The definition of the lockout does not give any clue as to when and on what grounds lock-out can be declared. But Section 23 lays down as to when it cannot be declared. Section 22(2) lays down the same thing in cases of public utility services.

Closing a Place of Employment or Suspension of Work

When the Employer closes temporarily his place of Employment in order to force his employees to accept a compromise favourable to him on an industrial dispute raised by his employees, it is a ‘Lockout’. The Lock-out can thus be described as temporary – withholding of work by employer, undoubtedly to gain certain concessions from his unwilling – employees. It is usually a counter blast by Employer to a strike by employees and so the antithesis to strike. (Kairbetta Estate, 1960 II LLJ 275 (SO).
Refusal to employ or continue to Employ any number of persons employed by him : The phrase “Refusal by an Employer to continue to employ” – corresponds to the phrase “Cessation of work” or “Refusal to continue to work or employment” occurring in the definition of strike (Mohammed Sham-shuddin v/s Sasamusa Sugar Works Ltd., 1956 II 575).
Similarly, the words “refusal by an employer to continue to employ any number of persons employed by him” has to be read with the rest of the definition and also with the word “Lock-out”. (Feroz Din v/s State of W.B., 1960 I LLJ 244 (SO).

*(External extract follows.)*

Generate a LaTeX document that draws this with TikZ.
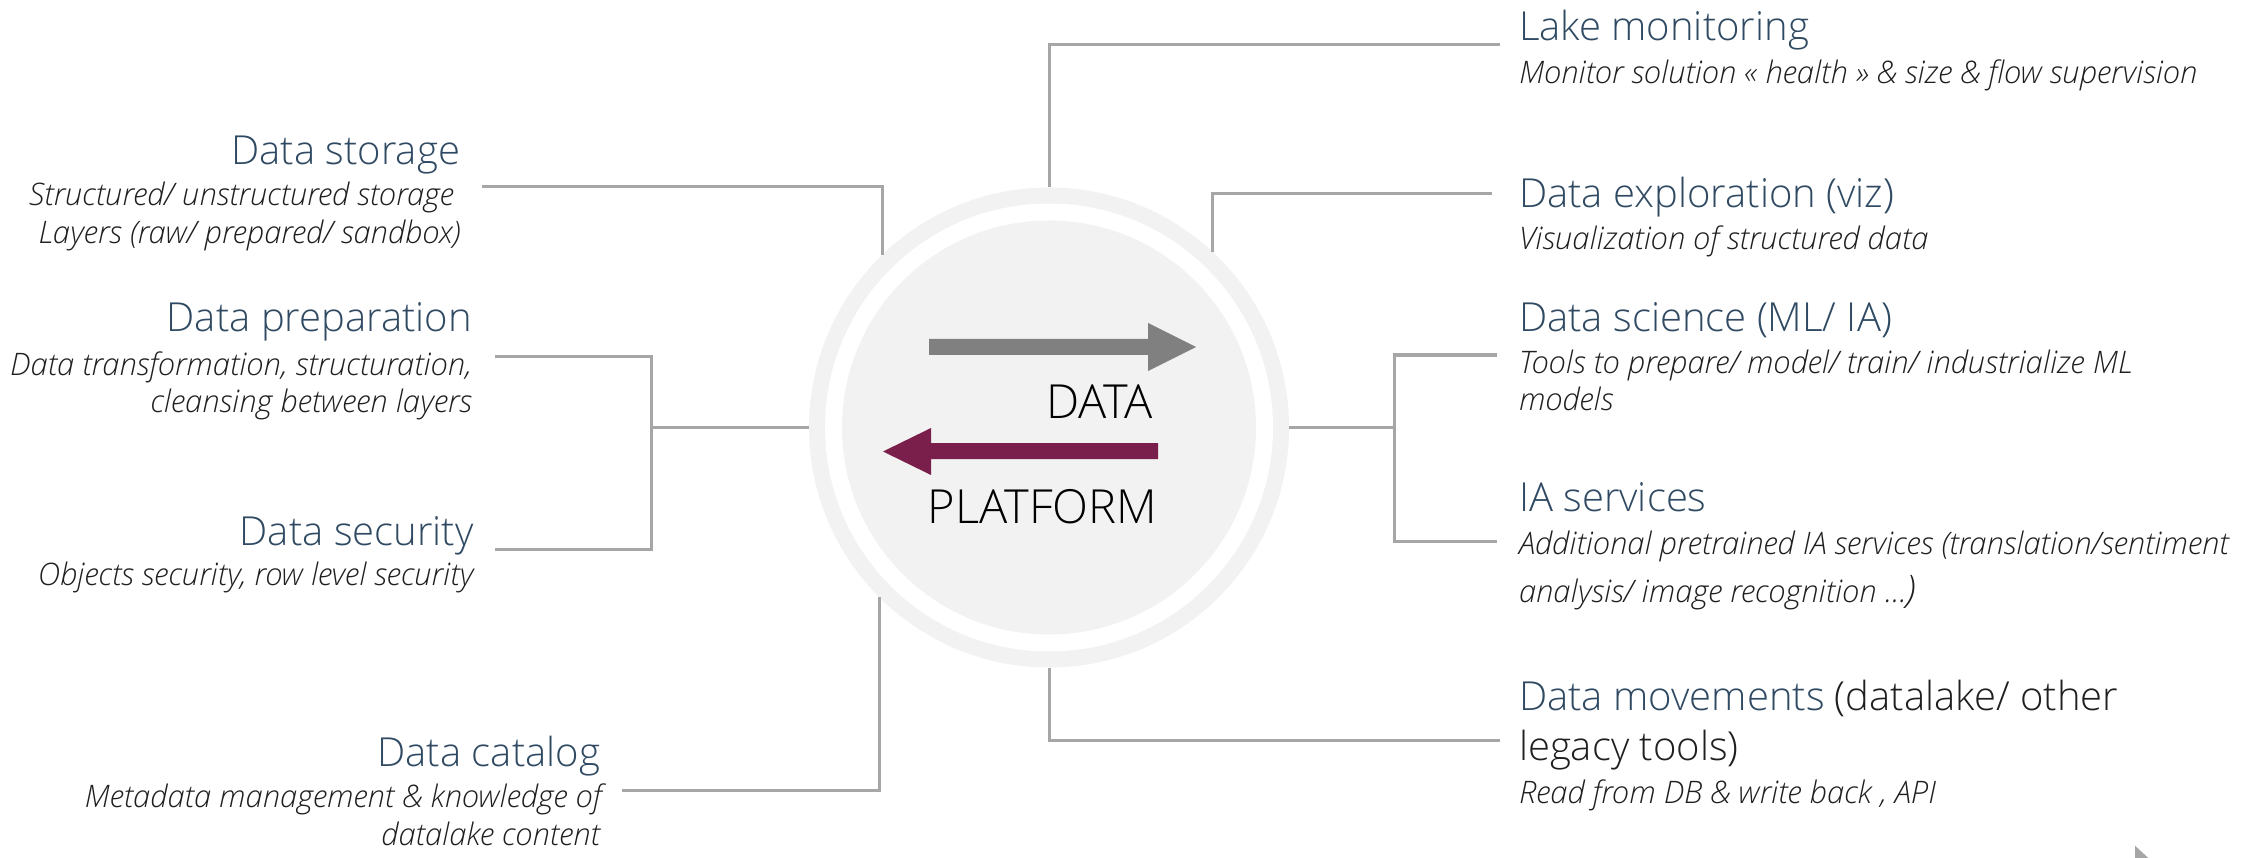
\documentclass[tikz,border=0pt]{standalone}
\usepackage{fontspec}
\setmainfont{Open Sans}[UprightFont={* Light}, ItalicFont={* Light Italic}]
\definecolor{ttlc}{HTML}{2F4A62}
\definecolor{dscc}{HTML}{1F1F1F}
\definecolor{linec}{HTML}{A6A6A6}
\definecolor{ringc}{HTML}{F2F2F2}
\definecolor{arrg}{HTML}{808080}
\definecolor{arrm}{HTML}{7A1F4B}
\tikzset{
  conn/.style={draw=linec, line width=3pt},
  ttl/.style={inner sep=0pt, outer sep=0pt, text=ttlc, font=\fontsize{40}{40}\selectfont},
  dsc/.style={inner sep=0pt, outer sep=0pt, text=dscc, font=\fontsize{31}{31}\selectfont\itshape},
  lft/.style={anchor=base east},
  rgt/.style={anchor=base west},
  disc/.style={circle, inner sep=0pt, outer sep=0pt, draw=none},
  big/.style={inner sep=0pt, outer sep=0pt, text=black, font=\fontsize{47}{47}\selectfont}
}
\begin{document}
\begin{tikzpicture}[x=1pt,y=-1pt]
\useasboundingbox (0,0) rectangle (2253,858);
\fill[white] (0,0) rectangle (2253,858);

% central disc
\node[disc, fill=ringc, minimum size=480pt] (plat) at (1049,427.5) {};
\node[disc, fill=white, minimum size=448pt] (gap) at (1049,427.5) {};
\node[disc, fill=ringc, minimum size=414pt] (core) at (1049,427.5) {};

% arrows
\fill[arrg] (929,339) -- (1148,339) -- (1148,323) -- (1196,347) -- (1148,371) -- (1148,355) -- (929,355) -- cycle;
\fill[arrm] (1158,443) -- (931,443) -- (931,428) -- (883,451.5) -- (931,475) -- (931,459) -- (1158,459) -- cycle;
\node[big, anchor=base east] (data) at (1153,418) {DATA};
\node[big, anchor=base east] (platform) at (1157,523) {PLATFORM};

% right side texts
\node[ttl, rgt] (lakeT) at (1519,41) {Lake monitoring};
\node[dsc, rgt] (lakeD) at (1519,83.5) {Monitor solution « health » \& size \& flow supervision};
\node[ttl, rgt] (explT) at (1519,208) {Data exploration (viz)};
\node[dsc, rgt] (explD) at (1519,250) {Visualization of structured data};
\node[ttl, rgt] (sciT) at (1519,331) {Data science (ML/ IA)};
\node[dsc, rgt] (sciD1) at (1519,373.5) {Tools to prepare/ model/ train/ industrialize ML};
\node[dsc, rgt] (sciD2) at (1519,410.5) {models};
\node[ttl, rgt] (iaT) at (1519,511.5) {IA services};
\node[dsc, rgt] (iaD1) at (1519,554) {Additional pretrained IA services (translation/sentiment};
\node[dsc, rgt] (iaD2) at (1519,602) {analysis/ image recognition ...{\fontsize{38}{38}\selectfont)}};
\node[ttl, rgt] (movT) at (1519,710) {Data movements \textcolor{dscc}{(datalake/ other}};
\node[ttl, rgt, text=dscc] (movT2) at (1519,760) {legacy tools)};
\node[dsc, rgt] (movD) at (1519,803.5) {Read from DB \& write back , API};

% left side texts
\node[ttl, lft] (stoT) at (460,164.3) {Data storage};
\node[dsc, lft] (stoD1) at (454,205.3) {Structured/ unstructured storage};
\node[dsc, lft] (stoD2) at (461,243.7) {Layers (raw/ prepared/ sandbox)};
\node[ttl, lft] (prepT) at (472,331.7) {Data preparation};
\node[dsc, lft] (prepD1) at (472,375) {Data transformation, structuration,};
\node[dsc, lft] (prepD2) at (472,412) {cleansing between layers};
\node[ttl, lft] (secT) at (473.6,545) {Data security};
\node[dsc, lft] (secD) at (473.6,585.3) {Objects security, row level security};
\node[ttl, lft] (catT) at (600,766.7) {Data catalog};
\node[dsc, lft] (catD1) at (601.6,807) {Metadata management \& knowledge of};
\node[dsc, lft] (catD2) at (600,845) {datalake content};

% connector ends
\coordinate (lakeE) at (1500,45);
\coordinate (explE) at (1492,194);
\coordinate (rmid) at (1394,427.5);
\coordinate (sciE) at (1497,355);
\coordinate (iaE) at (1497,541.7);
\coordinate (movE) at (1500,740.7);
\coordinate (stoE) at (482,186.7);
\coordinate (lmid) at (651.6,427.5);
\coordinate (prepE) at (495,356.7);
\coordinate (secE) at (495,549);
\coordinate (catE) at (621.7,790.7);

% connectors
\draw[conn] (plat.north) |- (lakeE);
\draw[conn] (plat.47.2) |- (explE);
\draw[conn] (plat.east) -- (rmid);
\draw[conn] (sciE) -| (rmid) |- (iaE);
\draw[conn] (plat.south) |- (movE);
\draw[conn] (plat.134.8) |- (stoE);
\draw[conn] (plat.west) -- (lmid);
\draw[conn] (prepE) -| (lmid) |- (secE);
\draw[conn] (plat.225.2) |- (catE);

% corner mark
\fill[linec] (2135,845.7) -- (2148.3,858) -- (2135,858) -- cycle;
\end{tikzpicture}
\end{document}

Also it is not a lock-out if the Employer pays to the workmen the wages, does not take work from them (Mohammed Shamsuddin 1956, I LLJ 575). Similarly, if there exists no relationship of Employer-Employee, there cannot be a lock-out (Shakti Electro Mechanical Industries (P) Ltd. vis F.N. Lola, 1974 IILLJ 1). Where the Employer pleads that he had not resorted to a Lock-out but had terminated the Services of Workman, the Adjudicator then cannot hold that there was a lockout, if he holds on facts that the termination was legal and binding. But if the Adjudicator holds that the termination was illegal then it is open to him to hold that the – termination being illegal, there existed a lock-out in as much as there was a failure on the part of the Employer to continue to employ the workman (Shakti Electro Mechanical Industries, 1974 II LLJ 1).